At NYU Law, students are encouraged to take advantage of all the Law School has to offer, from working directly with faculty on their research, to getting involved with our centers, to participating in clinics and student organizations. The Office of Career Services, along with the Public Interest Law Center, also organizes numerous recruiting programs, panels and workshops, practice interview programs, and offers individual counseling sessions. Here are some opportunities for those specifically interested in family, gender, and sexuality:
Student journals include the Review of Law and Social Change. Student groups include OUTLaw and Law Students for Reproductive Justice (LSRJ).
Clinical Work
The Children’s Rights Clinic is a semester-long, 5-credit course. The clinic involves the representation of children in a variety of civil legal settings. The seminar focuses on the issues in representing children particularly in child welfare proceedings. Past fieldwork sites have included The Door Legal Services Center, the Juvenile Rights Practice of the New York Legal Aid Society, and Advocates for Children.
Family Defense Clinic students participate in a year-long, 14-credit course that examines child welfare policy and practice. The clinic’s primary focus is on preventing the unnecessary break-up of indigent families and helping separated families reunite by representing individual parents and relatives of children who are in or at risk of foster care placement. The clinic also undertakes projects designed to address systemic problems in the foster care and Family Court systems. The clinic involves a mixture of fieldwork, seminar meetings, and participation in simulated exercises and hearings.
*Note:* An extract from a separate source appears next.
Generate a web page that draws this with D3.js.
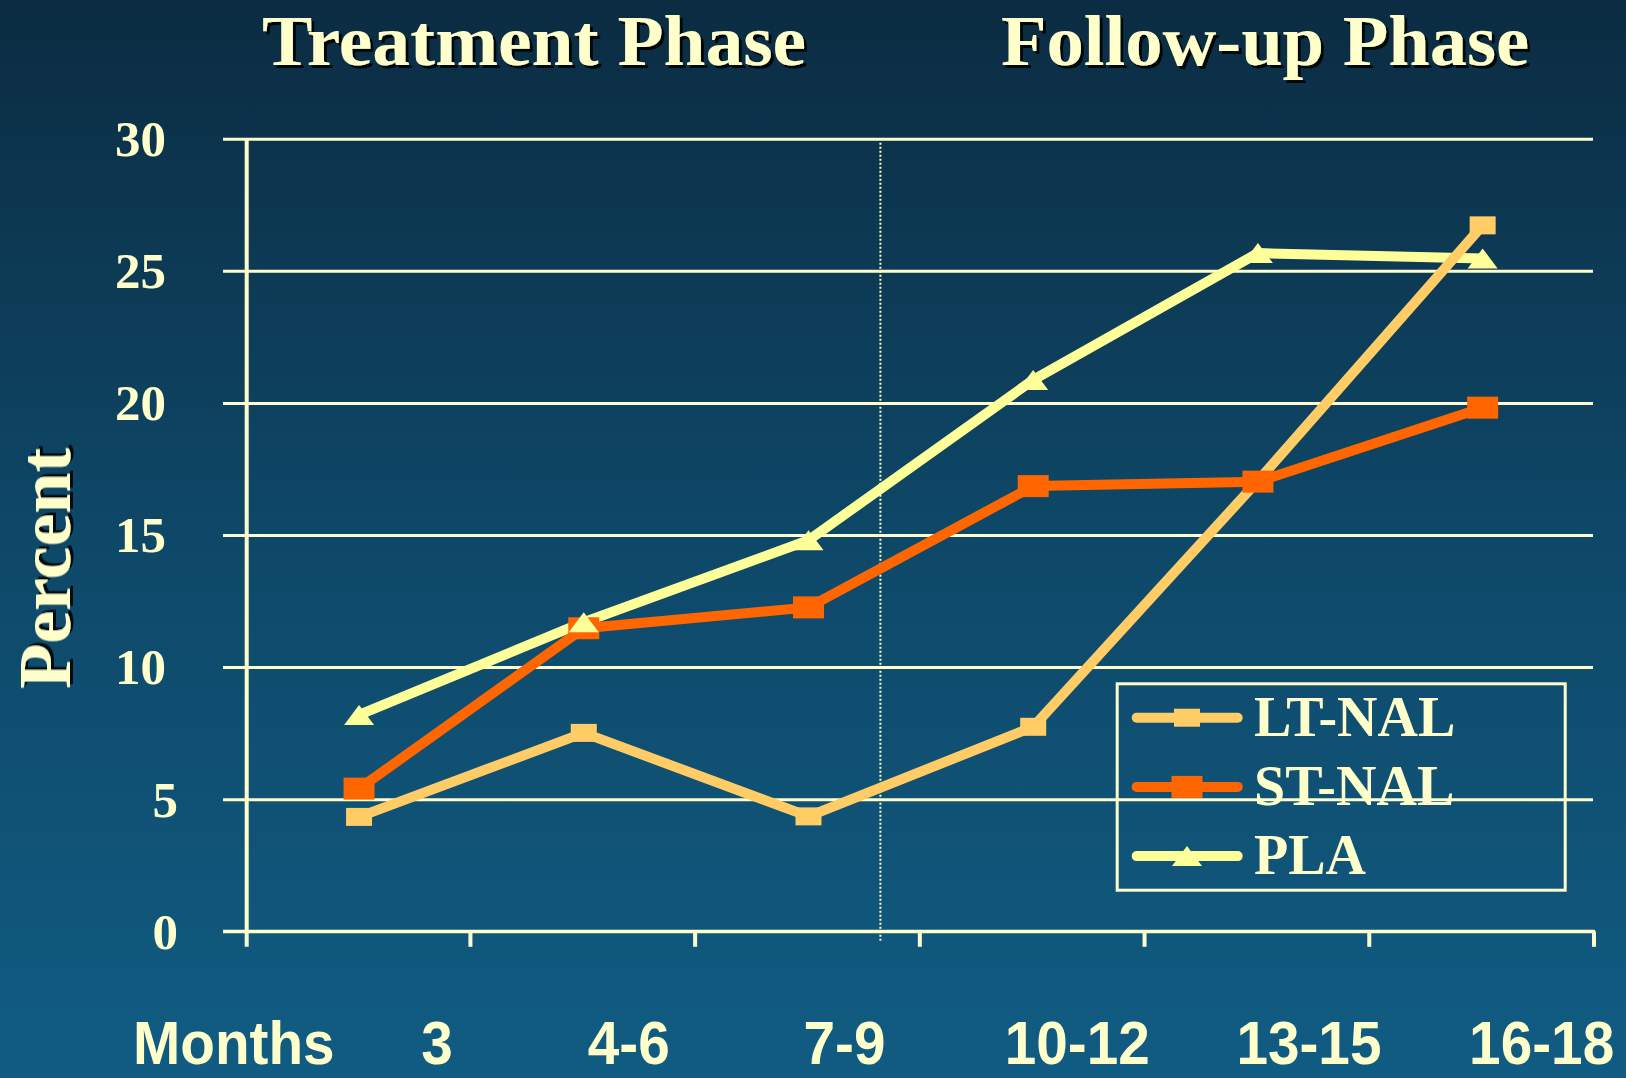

In the LGBTQ Rights Clinic, students conduct fieldwork at NY-based non-profit organizations representing LGBTQ individuals. Students are placed at partnering organizations such as the Anti-Violence Project, Immigration Equality; Lambda Legal; the LGBTQ Rights Project at the New York Legal Assistance Group; the Peter Cicchino Youth Project at the Urban Justice Center, and The Sylvia Rivera Law Project. Substantive case work may include sexual-orientation or gender identity-based asylum claims; discrimination claims; transgender documentation issues (such as correcting gender on a birth certificate); housing cases; or orders of protection. A seminar focusing on the unique legal issues faced by LGBTQ individuals completes the students’ work.
The Reproductive Justice Clinic trains students in the legal knowledge and skill required to secure fundamental liberty, justice and equality for people across their reproductive lives, with a particular focus on pregnancy and birth. For current clinic work, this is achieved primarily through advocacy and litigation around legal or policy frameworks restricting the autonomy and undermining the equality of pregnant, parenting, and birthing women; or, punishing women by virtue of their reproductive status.
Scholarships and Fellowships
Arthur Garfield Hays Civil Liberties Program, founded in 1958, awards fellowships to a small group of third-year students committed to civil liberties and offers them unique opportunities to pursue public interest careers.
The Center for Human Rights & Global Justice (CHRGJ) has built a reputation for academic and clinical work in human rights subjects—including counter-terrorism; corporate abuses; caste discrimination; gender-based violence; economic, social, and cultural rights; and extrajudicial executions. Opportunities are available for current students and postgraduates; they also have a human rights job board.
The Derrick Bell Scholarship for Public Service promotes the practice of law in the public service sector by NYU Law graduates. Members of APALSA, BALSA, LaLSA, MELSA, MLSA, or SALSA who have proven their dedication to public service and who plan to pursue careers in public interest law are eligible.
The Root-Tilden-Kern Program, established more than 50 years ago, awards full tuition to 20 scholars who are selected for commitment to working in public service, academic merit, and leadership potential.
The Sinsheimer Service Scholarship pays full tuition each year for a student of outstanding academic merit and leadership potential who demonstrates a strong commitment to providing direct representation in civil legal matters to individuals who cannot otherwise afford such representation and promises to pursue such work in the United States for at least three years. Sinsheimer Scholars are selected as part of the Root-Tilden-Kern Scholarship selection process and participate in all program activities including the first-year orientation and monthly dinners.
Post-Graduate Opportunities
The Sinsheimer Children’s Rights Fellowship is a two-year post-graduate fellowship at Partnership for Children’s Rights in New York City. The Sinsheimer Fellow will represent families in administrative hearings brought against the NYC Department of Education to secure appropriate educational placements and services for children with learning, emotional and physical disabilities. This fellowship is restricted to NYU 3Ls and recent NYU Law graduates.
The Master of Laws LLM is designed for students who wish to take full advantage of NYU’s extraordinarily wide range of course offerings and the diverse research interests of our faculty. Unlike students in the specialized LLM programs, candidates pursuing the traditional LLM degree are not limited to a specific number of classes in one field, and they have the freedom to choose courses that match their interests.